Le défi devient donc de maintenir du lien social entre des individus qui sont moins réunis par des territoires et des institutions que par des sensations, une identité ou une communauté numérique.

C’est important, car chacun tend aujourd’hui à conditionner son respect des institutions à la satisfaction de ses attentes personnelles. Or l’intérêt général n’est jamais la somme des intérêts particuliers. Il est au contraire le dépassement des particularismes par une vision d’ensemble. Le risque est que le dénominateur commun entre des individus séparés ne soit plus que leur volonté de protester, de s’opposer. Or notre société suisse ne peut pas fonctionner sans l’élaboration de consensus formant une volonté commune. Elle a besoin d’idées communes, de sentiments partagés pour transcender les contradictions et produire du sens.

Il faut donc que nous parlions de ce que nous avons en commun. Ces Etats Généraux y contribuent.

La deuxième raison pour laquelle cette rencontre est importante concerne la thématique elle-même.

Rire et sourire de tout

Une société démocratique a certes besoin d’une vision d’ensemble, elle a certainement besoin d’une information équilibrée, professionnelle, mais elle a aussi besoin de distance critique. Elle a besoin de savoir rire d’elle-même, de ses puissants et de ses institutions. Mêmes religieuses. Et je fais référence ici à un volumineux courrier reçu à la suite de la série JC, diffusée par la RTS. Dans un autre registre, je pense aussi au grand débat qui a jailli au sud des Alpes et qui s’est fait entendre jusqu’à Berne, après une chronique bien sentie de David Castillo Lopez sur les tessinois. Une chronique qui a traversé le Gothard à la vitesse de l’éclair grâce aux (ou à cause) des réseaux sociaux.
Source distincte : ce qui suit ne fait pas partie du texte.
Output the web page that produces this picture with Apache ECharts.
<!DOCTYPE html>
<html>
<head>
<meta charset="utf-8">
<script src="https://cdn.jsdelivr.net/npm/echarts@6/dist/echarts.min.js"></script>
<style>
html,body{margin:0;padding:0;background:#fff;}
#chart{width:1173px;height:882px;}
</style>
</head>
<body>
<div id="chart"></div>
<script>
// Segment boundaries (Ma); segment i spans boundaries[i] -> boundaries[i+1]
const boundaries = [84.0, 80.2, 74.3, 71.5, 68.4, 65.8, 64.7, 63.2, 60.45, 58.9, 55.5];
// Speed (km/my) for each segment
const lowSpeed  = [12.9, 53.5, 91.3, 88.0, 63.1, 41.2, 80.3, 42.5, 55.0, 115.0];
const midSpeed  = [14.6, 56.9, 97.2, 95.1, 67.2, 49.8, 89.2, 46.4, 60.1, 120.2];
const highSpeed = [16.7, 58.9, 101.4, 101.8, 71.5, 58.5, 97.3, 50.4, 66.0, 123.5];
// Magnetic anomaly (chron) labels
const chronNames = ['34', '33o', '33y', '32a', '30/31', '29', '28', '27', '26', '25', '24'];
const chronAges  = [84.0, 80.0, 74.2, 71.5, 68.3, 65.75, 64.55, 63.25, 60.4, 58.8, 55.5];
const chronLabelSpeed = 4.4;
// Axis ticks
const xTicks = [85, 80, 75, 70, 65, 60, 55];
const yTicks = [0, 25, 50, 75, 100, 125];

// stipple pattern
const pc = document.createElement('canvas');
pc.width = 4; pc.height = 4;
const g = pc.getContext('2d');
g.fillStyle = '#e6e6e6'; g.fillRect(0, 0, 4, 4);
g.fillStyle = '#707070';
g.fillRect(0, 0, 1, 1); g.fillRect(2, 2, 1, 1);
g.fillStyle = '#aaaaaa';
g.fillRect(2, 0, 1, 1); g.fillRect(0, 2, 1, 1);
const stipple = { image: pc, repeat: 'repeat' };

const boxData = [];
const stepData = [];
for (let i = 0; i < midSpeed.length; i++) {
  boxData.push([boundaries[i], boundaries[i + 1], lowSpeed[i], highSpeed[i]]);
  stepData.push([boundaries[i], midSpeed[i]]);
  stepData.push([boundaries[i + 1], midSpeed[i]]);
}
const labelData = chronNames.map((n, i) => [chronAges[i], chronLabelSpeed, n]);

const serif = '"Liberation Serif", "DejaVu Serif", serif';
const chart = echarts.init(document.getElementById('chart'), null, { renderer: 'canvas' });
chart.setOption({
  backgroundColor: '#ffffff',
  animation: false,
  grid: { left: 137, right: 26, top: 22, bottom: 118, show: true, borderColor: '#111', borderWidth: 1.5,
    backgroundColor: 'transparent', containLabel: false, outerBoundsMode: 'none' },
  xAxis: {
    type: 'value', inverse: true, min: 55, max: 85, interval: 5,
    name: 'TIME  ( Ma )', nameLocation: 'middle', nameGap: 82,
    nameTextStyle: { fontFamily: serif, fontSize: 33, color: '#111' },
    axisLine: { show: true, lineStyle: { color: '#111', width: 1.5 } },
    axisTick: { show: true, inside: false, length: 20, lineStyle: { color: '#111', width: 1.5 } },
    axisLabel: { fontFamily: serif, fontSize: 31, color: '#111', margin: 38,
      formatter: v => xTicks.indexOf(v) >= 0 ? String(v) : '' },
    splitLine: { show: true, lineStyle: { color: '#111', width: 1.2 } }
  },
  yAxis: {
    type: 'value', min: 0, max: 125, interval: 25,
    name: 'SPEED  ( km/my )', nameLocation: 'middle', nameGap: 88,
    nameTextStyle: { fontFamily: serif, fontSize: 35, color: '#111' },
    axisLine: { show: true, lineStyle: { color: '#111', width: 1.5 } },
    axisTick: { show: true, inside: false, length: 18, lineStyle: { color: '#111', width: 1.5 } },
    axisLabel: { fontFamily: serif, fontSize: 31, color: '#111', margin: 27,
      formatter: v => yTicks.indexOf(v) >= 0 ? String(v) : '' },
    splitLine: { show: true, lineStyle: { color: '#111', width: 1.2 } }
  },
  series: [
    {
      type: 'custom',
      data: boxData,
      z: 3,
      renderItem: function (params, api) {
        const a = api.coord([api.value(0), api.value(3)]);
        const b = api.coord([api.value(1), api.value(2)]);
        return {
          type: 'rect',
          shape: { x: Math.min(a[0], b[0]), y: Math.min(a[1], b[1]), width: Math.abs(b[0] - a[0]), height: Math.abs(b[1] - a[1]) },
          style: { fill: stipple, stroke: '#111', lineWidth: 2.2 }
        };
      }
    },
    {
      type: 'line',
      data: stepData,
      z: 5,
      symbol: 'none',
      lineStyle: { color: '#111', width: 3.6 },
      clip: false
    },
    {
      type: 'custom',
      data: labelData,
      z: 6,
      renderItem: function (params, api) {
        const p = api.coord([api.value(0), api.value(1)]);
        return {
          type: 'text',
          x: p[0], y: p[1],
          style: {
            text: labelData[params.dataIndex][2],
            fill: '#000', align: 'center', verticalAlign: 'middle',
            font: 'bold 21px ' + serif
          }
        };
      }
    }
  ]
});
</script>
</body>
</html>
Mais on doit pouvoir rire et sourire de tout, si l’intention est précisément celle de rire et sourire.

Et quel que soit le genre, de la satire au Talk-Show en passant par les jeux, l’humour noir, les mèmes, le burlesque, le stand up, la parodie. La liste est vaste. Tous ces domaines sont importants. «Le rire, c’est bon pour la santé», comme le disait sans sourciller un conseiller fédéral, devenu célèbre dans le monde entier, grâce à cette maxime, en 2016. Le rire c’est bon pour la santé et pour la démocratie. Et en ce moment, nous avons besoin des deux!

Côté SSR, il y a bien sûr les nombreuses productions, co-productions, captations réalisées dans chaque région. Je crois que le service public a ici une responsabilité, celle d’accompagner la scène et la relève, de travailler avec elles, à la radio comme à la télévision. Et grâce au développement du digital, de nouvelles possibilités se dessinent. Il y a les projets que nous essayons de monter au niveau inter-régional, comme récemment la série d’animation satirique «let’s say» imaginée par des jeunes auteurs et autrices issues de toutes nos régions et langues.
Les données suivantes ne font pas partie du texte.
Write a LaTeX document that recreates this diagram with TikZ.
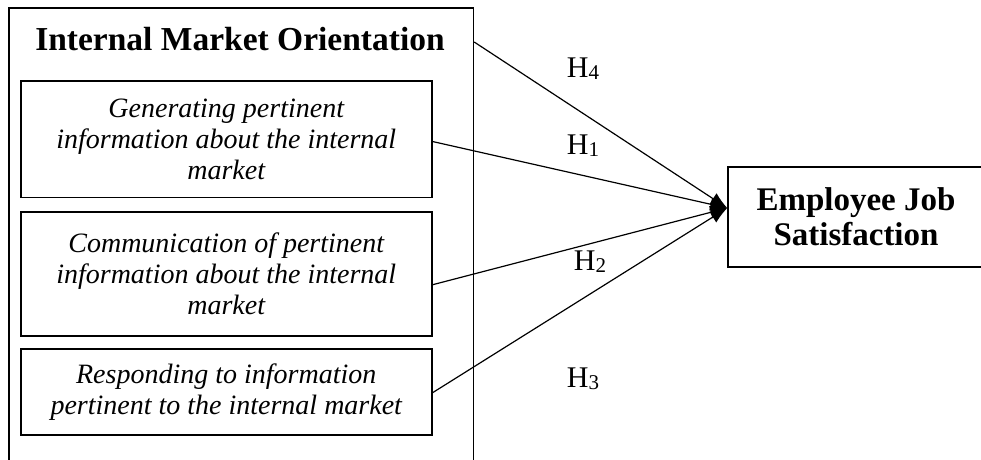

Et puis il y cette grande plateforme de streaming Play Suisse qui me tient à cœur et qui incarne une voie pour le service public. Nous y proposons plus de 2700 titres sous-titrés en 3, parfois 4, langues nationales. Et nous avons atteints déjà 340’000 Login, 700’000 utilisateurs. Petit à petit se met en place une logique de communauté de service public, qui dépasse les régionalismes parfois un peu étriqués. 1/3 des vidéos jouées sur Play Suisse concerne des productions issues d’autres régions linguistiques. La série «Bipèdes» par exemple, est disponible sur la plateforme avec des sous-titres en allemand, italien et romanche, en plus du français. Sur Play Suisse, l’humour et la comédie doivent avoir leur place.

Enfin, permettez-moi de partager une dernière conviction. En Suisse, notre écosystème de production est microscopique, lilliputien, nous sommes un confetti sur la carte mondiale de la production. Et c’est pourquoi nous devons travailler tous ensemble, trouver des partenariats, être ingénieux pour monter des productions autrement impossibles. Dans l’intérêt du public.

C’est ma conviction depuis très longtemps et c’est aussi pour cela qu’il faut repousser encore et toujours les initiatives politiques qui veulent casser ce fragile mais précieux écosystème.